Benefits and Shortcomings of Systematic Investment Plan (SIP)
Systematic Investment Plan (SIP) is a Mutual Fund Investment where one can make periodic investment in small amounts. This helps the investor as they don’t have to put in a lumpsum rather they can invest periodically with lesser amount. SIP helps you to plan and manage your investments more efficiently. Since you have to make periodic investments it also protects you from the sudden downward fluctuations in the market.
Let’s look at some of the Benefits and Shortcomings of SIP.
BENEFITS OF INVESTING IN SIP:-
Tax Benefits:- If you want to avail tax benefits under Section 80 (C) then you can opt for the ELSS option which allows deduction on the investment made in Mutual Funds. Moreover Mutual Funds Investments made for more than is year is treated as Capital Gain which reduces your tax liability.
Professional Management of Funds:- Funds are professionally managed by Fund Managers so they do take care of your investments and use their expertise to ensure that you get maximum return on your investments.
Rupee Cost Averaging:- Another advantage of SIP is Rupee Cost Averaging which balances your investment. When the NAV is high you get lesser allocation of Units but when NAV is low you get more units allocated to your portfolio. Thus your portfolio remains balanced because you have made periodic investments at regular intervals.
Counter Inflation: Any investment is made keeping future expenses and costs in mind. Investment in SIP in the long run is more likely to fetch your returns higher than the Inflationary rates prevailing at that point of time.
Although the Above mentioned points hold their grounds, these types of Investments have some shortcomings as well:-
Time of Entry and Exit is Important:- You have to be very careful with your Investment timing. If you enter in the bearish phase (market under performs) and exit in the bullish phase (outperforming market) then in all probability you would have made a fairly good return on investment. But in case of vice versa you may end up losing heavily. So investment should be made with caution.

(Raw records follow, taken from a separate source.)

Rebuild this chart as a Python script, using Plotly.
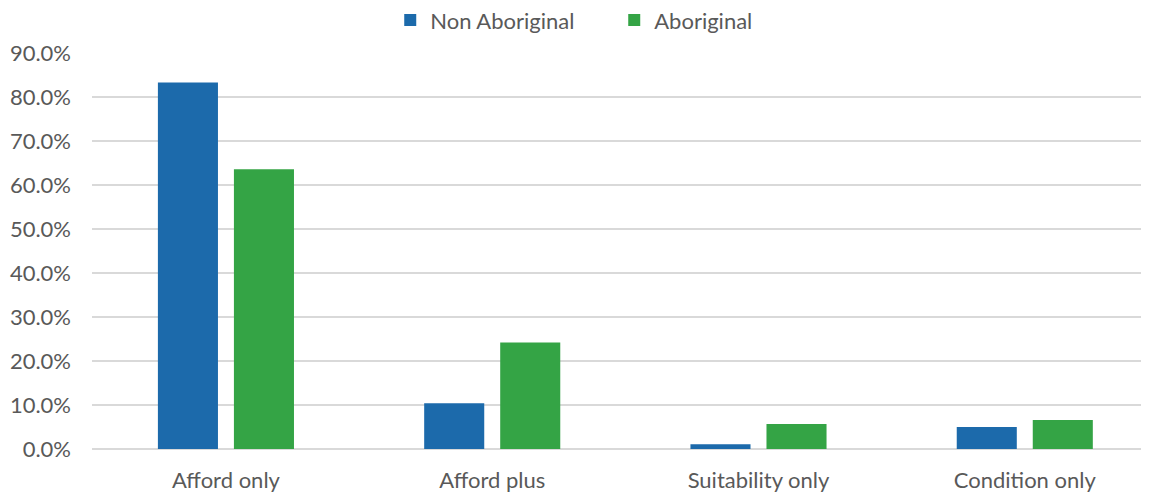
import plotly.graph_objects as go

categories = ["Afford only", "Afford plus", "Suitability only", "Condition only"]
non_aboriginal = [83.3, 10.4, 1.1, 5.0]
aboriginal = [63.6, 24.2, 5.7, 6.6]

fig = go.Figure()
fig.add_trace(go.Bar(x=categories, y=non_aboriginal, name="Non Aboriginal",
                     marker_color="#1c6aab", marker_line_width=0))
fig.add_trace(go.Bar(x=categories, y=aboriginal, name="Aboriginal",
                     marker_color="#34a445", marker_line_width=0))

# page body has an 8px margin, so the figure is a bit smaller than the window
fig.update_layout(
    width=1141, height=486,
    margin=dict(l=84, r=2, t=45, b=45, autoexpand=False),
    paper_bgcolor="white", plot_bgcolor="white",
    font=dict(family="Lato", size=22, color="#595959"),
    barmode="group", bargap=0.429, bargroupgap=0.21,
    legend=dict(orientation="h", x=0.335, xanchor="left", xref="container",
                y=0.975, yanchor="middle", yref="container",
                font=dict(size=22), entrywidth=179, entrywidthmode="pixels",
                traceorder="normal"),
    # original chart is cropped on the right, so the last category runs off the edge
    xaxis=dict(range=[-0.503, 3.459], showgrid=False, showline=False, ticks="",
               ticklabelstandoff=16, automargin=False),
    yaxis=dict(range=[0, 90], dtick=10, tickformat=".1f", ticksuffix="%",
               showgrid=True, gridcolor="#d9d9d9", gridwidth=1.5,
               zeroline=True, zerolinecolor="#d9d9d9", zerolinewidth=1.5,
               showline=False, ticklabelstandoff=20, automargin=False),
)

fig.write_html("out.html")
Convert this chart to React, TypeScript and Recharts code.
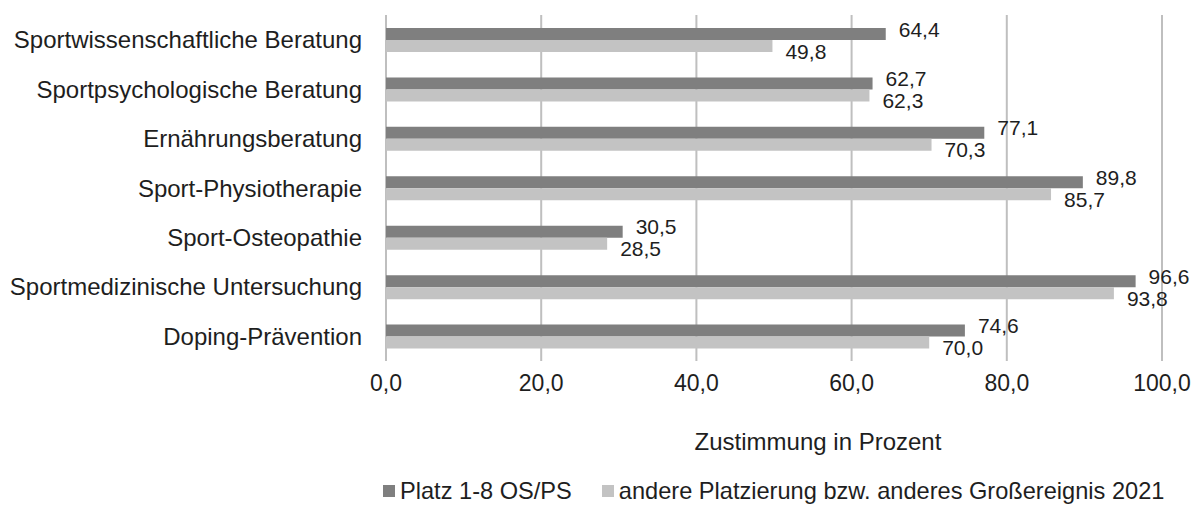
import React from 'react';
import { BarChart, Bar, XAxis, YAxis, CartesianGrid, Legend, LabelList } from 'recharts';

const categories = [
  'Sportwissenschaftliche Beratung',
  'Sportpsychologische Beratung',
  'Ernährungsberatung',
  'Sport-Physiotherapie',
  'Sport-Osteopathie',
  'Sportmedizinische Untersuchung',
  'Doping-Prävention',
];
const platzValues = [64.4, 62.7, 77.1, 89.8, 30.5, 96.6, 74.6];
const andereValues = [49.8, 62.3, 70.3, 85.7, 28.5, 93.8, 70.0];
const xTicks = [0, 20, 40, 60, 80, 100];
const seriesNames = ['Platz 1-8 OS/PS', 'andere Platzierung bzw. anderes Großereignis 2021'];
const axisTitle = 'Zustimmung in Prozent';

const data = categories.map((name, i) => ({ name, platz: platzValues[i], andere: andereValues[i] }));

const DARK = '#7f7f7f';
const LIGHT = '#c3c3c3';
const TEXT = '#1e1e1e';
const FONT = '"Liberation Sans", Arial, sans-serif';

const fmt = (v: number) => v.toFixed(1).replace('.', ',');

const makeLabel = (dy: number) => (props: any) => {
  const { x, y, width, height, value } = props;
  return (
    <text
      x={Number(x) + Number(width) + 13}
      y={Number(y) + Number(height) / 2 + dy}
      dominantBaseline="central"
      fontSize={21}
      fontFamily={FONT}
      fill={TEXT}
    >
      {fmt(Number(value))}
    </text>
  );
};

const sq = (color: string, ml: number) => (
  <div style={{ width: 12, height: 12, flex: '0 0 12px', background: color, marginLeft: ml, marginRight: 5 }} />
);

const renderLegend = () => (
  <div style={{ display: 'flex', alignItems: 'center', height: 28, width: 1199, fontFamily: FONT, fontSize: 23.6, color: TEXT, whiteSpace: 'nowrap', overflow: 'visible' }}>
    {sq(DARK, 383)}
    <span style={{ flexShrink: 0 }}>{seriesNames[0]}</span>
    {sq(LIGHT, 30)}
    <span style={{ flexShrink: 0 }}>{seriesNames[1]}</span>
  </div>
);

export default function App() {
  return (
    <div style={{ position: 'absolute', left: 0, top: 0, background: '#fff' }}>
      <BarChart
        width={1199}
        height={505}
        data={data}
        layout="vertical"
        margin={{ top: 15, right: 37, bottom: 0, left: 0 }}
        barGap={0}
        barSize={12}
      >
        <CartesianGrid horizontal={false} vertical={true} stroke="#bfbfbf" strokeWidth={2} />
        <XAxis
          type="number"
          domain={[0, 100]}
          ticks={xTicks}
          tickFormatter={fmt}
          axisLine={false}
          tickLine={false}
          tickSize={0}
          tickMargin={14}
          height={116}
          tick={{ fontSize: 23, fill: TEXT, fontFamily: FONT }}
          label={{
            content: (p: any) => {
              const vb = p.viewBox || {};
              return (
                <text
                  x={vb.x + vb.width / 2 + 44}
                  y={vb.y + 80}
                  textAnchor="middle"
                  dominantBaseline="central"
                  fontSize={24}
                  fontFamily={FONT}
                  fill={TEXT}
                >
                  {axisTitle}
                </text>
              );
            },
          }}
        />
        <YAxis
          type="category"
          dataKey="name"
          width={386}
          axisLine={false}
          tickLine={false}
          tickSize={0}
          tickMargin={24}
          interval={0}
          tick={{ fontSize: 24, fill: TEXT, fontFamily: FONT }}
        />
        <Legend verticalAlign="bottom" height={28} content={renderLegend} wrapperStyle={{ left: 0, width: 1199, overflow: 'visible' }} />
        <Bar dataKey="platz" name={seriesNames[0]} fill={DARK} isAnimationActive={false}>
          <LabelList dataKey="platz" content={makeLabel(-5)} />
        </Bar>
        <Bar dataKey="andere" name={seriesNames[1]} fill={LIGHT} isAnimationActive={false}>
          <LabelList dataKey="andere" content={makeLabel(5)} />
        </Bar>
      </BarChart>
    </div>
  );
}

Investment Needs Time to Grow: SIP is not a magic spray which doubles your investment within a blink of your eye. You need to give it considerable amount of time to grow. Impatience might see you ruining the investment.
In certain cases Lumpsum Investment is a Better Option:- In case market indicates that it will outperform in the coming years and will show gain of 20% or 30% in the next couple of years then you should go for Lumpsum Investment because in SIP you will lose out due to cost averaging.
A Point to Note: If market shows a downward trend and keeps falling then it does not really matter where you invest, Lumpsum or SIP, you will end up with loses. In this scenario fixed return investments are the best bet, so you need to have a diversified portfolio in order to reduce risk and ensure healthy return.